There were a few customs at this funeral different from the funerals I have known in the New Orleans area: (1) As the vehicle procession drove from the funeral home to the cemetery, a distance of several miles--lights and emergency flashers on, escorted by two motorcycle cops--all the oncoming traffic pulled to the side of the road and waited for the procession to pass.
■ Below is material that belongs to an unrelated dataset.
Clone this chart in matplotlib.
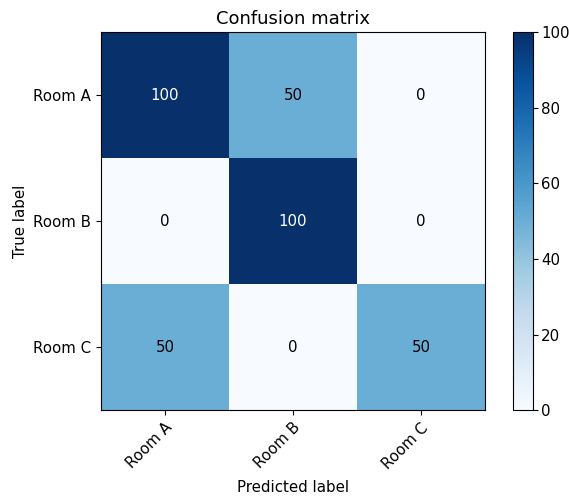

In the New Orleans area, drivers stop when halted by a motorcycle escort to let a procession pass through traffic lights, but none in driving lanes not directly affected by the procession stops or pulls over to wait. (2) At the cemetery, the family members went to the graveside upon arrival, but the non-family mourners waited until the pallbearers had carried the casket to the grave before following the family members. (3) At the end of the graveside service, all the pallbearers pulled out their boutonnieres and placed them on the casket, presumably to be interred with it.

I always finds funerary customs fascinating. (Naturally, since my ancestor, the Great Sphinx, was once a tomb.)

1 comment:

Charles Gramlich said...

An interesting set of bookends to your weekend, but I'm sorry to hear about your friend's father's death.